*Do this:*
Please write out the lines of the data exactly, beginning with the first and ending with the line containing "import numpy as np"; leave the pictures behind.
"""
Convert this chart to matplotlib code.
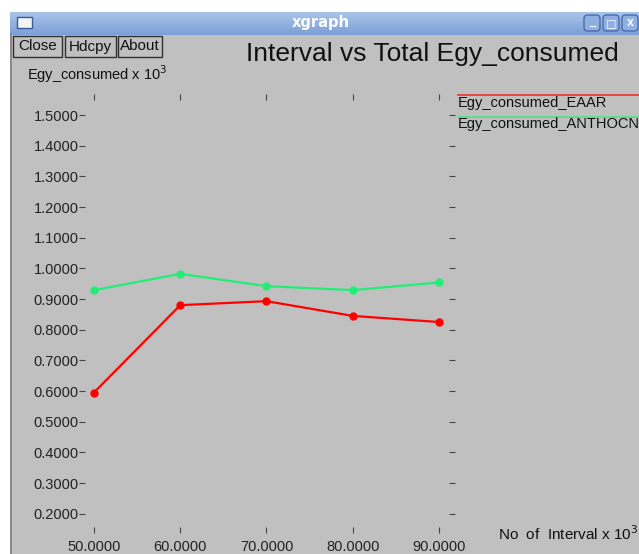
import matplotlib
matplotlib.use('Agg')
import matplotlib.pyplot as plt
from matplotlib.patches import Rectangle, FancyBboxPatch
from matplotlib.lines import Line2D
import numpy as np

# data (values x 10^3)
intervals = [50, 60, 70, 80, 90]
egy_eaar = [0.595, 0.880, 0.893, 0.845, 0.825]
egy_anthocn = [0.929, 0.982, 0.942, 0.929, 0.954]
series_names = ['Egy_consumed_EAAR', 'Egy_consumed_ANTHOCN']
series_colors = ['#ff0000', '#22ee77']
y_ticks = [0.2, 0.3, 0.4, 0.5, 0.6, 0.7, 0.8, 0.9, 1.0, 1.1, 1.2, 1.3, 1.4, 1.5]

W, H = 639, 554
BG = '#c0c0c0'
plt.rcParams['font.family'] = ['Liberation Sans', 'DejaVu Sans']


def fx(x):
    return x / W


def fy(y):
    return 1 - y / H


fig = plt.figure(figsize=(W / 100, H / 100), dpi=100)
fig.patch.set_facecolor(BG)

# desktop strip + window border
fig.patches.append(Rectangle((0, 0), fx(10), 1, transform=fig.transFigure,
                             facecolor='white', edgecolor='none', zorder=0))
fig.patches.append(Rectangle((0, fy(12)), 1, 12 / H, transform=fig.transFigure,
                             facecolor='white', edgecolor='none', zorder=0))
fig.lines.append(Line2D([fx(11), fx(11)], [0, fy(34)], transform=fig.transFigure,
                        color='#808080', lw=1.2))

# title bar with gradient
tb = fig.add_axes([fx(10), fy(35), 1 - fx(10), 23 / H])
grad = np.linspace(0, 1, 50).reshape(-1, 1)
tb.imshow(grad, aspect='auto', cmap=matplotlib.colors.LinearSegmentedColormap.from_list(
    'tb', ['#a9c4ea', '#7b9fd6']), extent=[0, 1, 0, 1])
tb.set_xlim(0, 1)
tb.set_ylim(0, 1)
tb.axis('off')
fig.text(fx(321), fy(23), 'xgraph', color='white', fontsize=10.5, fontweight='bold',
         ha='center', va='center', family=['DejaVu Sans'])
fig.patches.append(Rectangle((fx(17), fy(28)), 15 / W, 11 / H, transform=fig.transFigure,
                             facecolor='#f4f4f4', edgecolor='#3a5a9a', lw=1))
for bx in [584, 603, 622]:
    fig.patches.append(FancyBboxPatch((fx(bx), fy(31)), 16 / W, 16 / H,
                                      boxstyle='round,pad=0,rounding_size=0.006',
                                      transform=fig.transFigure,
                                      facecolor='#8fb0e0', edgecolor='#4a6aa8', lw=1))
fig.text(fx(592), fy(23), '_', color='white', fontsize=8, ha='center', va='center', fontweight='bold')
fig.text(fx(611), fy(23), '□', color='white', fontsize=8, ha='center', va='center', family=['DejaVu Sans'])
fig.text(fx(630), fy(23), 'x', color='white', fontsize=9, ha='center', va='center', fontweight='bold')

# buttons
for label, x0, x1 in [('Close', 13, 62), ('Hdcpy', 65, 116), ('About', 118, 162)]:
    fig.patches.append(Rectangle((fx(x0), fy(57)), (x1 - x0) / W, 21 / H,
                                 transform=fig.transFigure, facecolor=BG,
                                 edgecolor='#303030', lw=1))
    fig.text(fx((x0 + x1) / 2), fy(46.5), label, fontsize=11, ha='center', va='center',
             color='#111111')

fig.text(fx(432), fy(54), 'Interval vs Total Egy_consumed', fontsize=19,
         ha='center', va='center', color='#111111')
fig.text(fx(27), fy(74), 'Egy_consumed x 10$^{3}$', fontsize=10.5, ha='left',
         va='center', color='#111111')
fig.text(fx(498), fy(534), 'No  of  Interval x 10$^{3}$', fontsize=11, ha='left',
         va='center', color='#111111')

# plot area
ax = fig.add_axes([fx(82), fy(530), (452 - 82) / W, (530 - 97) / H])
ax.set_facecolor(BG)
for s in ax.spines.values():
    s.set_visible(False)
ax.set_xlim(48.61, 91.51)
ax.set_ylim(0.1469, 1.5587)

for vals, c in zip([egy_eaar, egy_anthocn], series_colors):
    ax.plot(intervals, vals, '-o', color=c, lw=1.6, markersize=5, clip_on=False)

ax.set_xticks(intervals)
ax.set_xticklabels(['%.4f' % v for v in intervals])
ax.set_yticks(y_ticks)
ax.set_yticklabels(['%.4f' % v for v in y_ticks])
ax.tick_params(axis='y', left=True, right=True, direction='inout', length=5,
               color='#444444', width=0.8, pad=0, labelsize=10.5, labelcolor='#222222')
ax.tick_params(axis='x', top=True, bottom=True, direction='inout', length=5,
               color='#444444', width=0.8, pad=5, labelsize=10.5, labelcolor='#222222')

# legend drawn like xgraph: line above each name
for i, (name, c) in enumerate(zip(series_names, series_colors)):
    yl = 95 + 21.5 * i
    fig.lines.append(Line2D([fx(458), 1], [fy(yl), fy(yl)], transform=fig.transFigure,
                            color=c, lw=1.2, alpha=0.75))
    fig.text(fx(458), fy(yl + 7.5), name, fontsize=10.5, ha='left', va='center',
             color='#111111')

fig.savefig('out.png', dpi=100, facecolor=fig.get_facecolor())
"""
*Written answer:*
Convert this chart to matplotlib code.
import matplotlib
matplotlib.use('Agg')
import matplotlib.pyplot as plt
from matplotlib.patches import Rectangle, FancyBboxPatch
from matplotlib.lines import Line2D
import numpy as np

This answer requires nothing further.